Primordial belief

Take all our conscious thoughts about ourselves and the world around us to be either in the realm of knowledge or of ignorance. Take also that what lies in the space of knowledge is true. Then what lies in the space of ignorance may be true or false or both or neither. It is only within the space of ignorance that a “belief” can exist where that “belief” is then a possible truth. Take also that “science” is the process by which some of the “beliefs” within the space of ignorance are shown to be truths and thereby come into the space of knowledge. Knowledge is transferable between humans only if the recipient “believes” that the person transmitting the knowledge is transmitting the truth.

Much of what I take to be “knowledge” is not actually known to me but which I take to be known to others and part of the body of “human knowledge”.  I take the earth to be an oblate spheroid, not because I have personally observed that, but because I “believe” the many humans who have made the observation and brought that “true” statement into the body of human knowledge.

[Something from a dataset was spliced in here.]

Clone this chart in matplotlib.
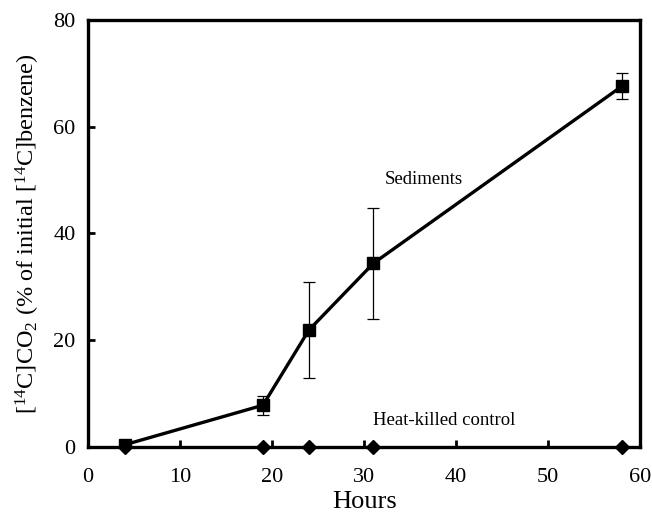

Most of what we therefore consider to be “our” knowledge is actually somebody else’s knowledge and not “known” to ourselves. However our belief in these persons leads to us claiming that knowledge as our own as being part of the body of knowledge available to humanity. The longer some statement has been within the body of knowledge, the stronger is our belief in that statement. Most of our actions are based then, not on our own personal knowledge, but on the belief that whatever lies within the body of knowledge of humanity is true.

But it strikes me that there is an assumption, a belief, which underlies every thought, every perception. This “primordial belief” is in fact implicit in every living thing. In fact it is so intrinsically intertwined with life that it may well be a part of the definition of what life is. This “primordial belief” is that the flow of time is unhindered and that a future exists. I breathe because there is future to breathe for. I cannot know when I take a breath that there will not be another one. Every living thing – a cell, a microbe, a virus, a tree or a human –  does what it does because there is a future (explicitly or implicitly) it believes it can live in. Even the very last breath I take will be taken in the belief that there will be another one to come. A belief in my future is existential.

A belief in a future is inherent in life. There can be a future without life (and there probably will be), but there is no form of life which does not have an implicit belief in its own future.

So every conscious mind (and that includes atheists, agnostics, religious fanatics, scientists and even economists) has this primordial, fundamental belief that a future exists. That, that future exists, can not be within the space of knowledge. All religions exist in the space of ignorance. But long before any of the “beliefs” they adopt comes the primordial belief that every living thing has  – that it has a future.